Quant à la question spécialement soulevée par le romancier, — la réforme des asiles d’aliénés, — elle est en vérité trop importante et touche à trop de problèmes divers pour qu’il convienne de la traiter incidemment à propos des dramatiques épisodes de Hard Cash. Elle est d’ailleurs en des mains compétentes, puisque les assemblées législatives de l’Angleterre et. de la France la mettent presque chaque année à l’ordre du jour avec une persistance qui leur fait honneur. M. Reade est fort loin cependant d’avoir, quant à son pays, la conviction que cette sollicitude officielle puisse suffire. Il dénonce hautement depuis les commissioners of lunacy jusqu’aux directeurs des mad-houses et à leurs infimes agens ; il dénonce la loi qui règle leurs attributions, et les magistrats de tout ordre chargés de la faire exécuter. Pour qui sait l’histoire de ces dernières années, la virulence du romancier, qui de prime abord paraît excessive[1], s’explique assez bien par le souvenir d’un procès célèbre qui vers la fin de 1861 remua profondément l’opinion publique anglaise.

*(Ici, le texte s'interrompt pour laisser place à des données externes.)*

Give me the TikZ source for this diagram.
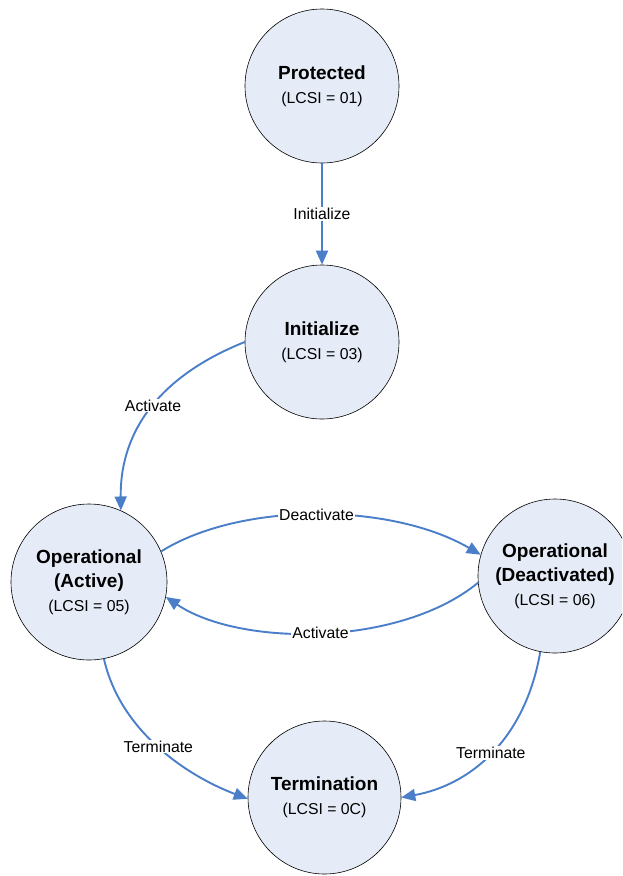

Il ne s’agissait à la vérité que d’une instance préalable, une de ces enquêtes de lunatico inquirendo par lesquelles on vérifie l’état mental de la personne dont la déchéance civique est réclamée ; mais dans ces occasions où la passion publique est en jeu, il est rare, que la discussion ne franchisse pas ses limites originelles. On ne se demanda plus simplement si M. Wyndham était fou ; il fallut savoir si le jeune patricien que l’opinion prenait sous son égide aurait pu, victime d’une erreur judiciaire, tomber du château paternel au fond d’un lunatic asylum, et savoir aussi, le cas échéant, quel sort lui était réservé. La presse, auxiliaire

  1. M. Charles Dickens, éditeur du recueil périodique où le roman de M. Reade a d’abord paru, s’est empressé de le désavouer pour son compte, et a rendu personnellement hommage au zèle éclairé des commissioners of lunacy.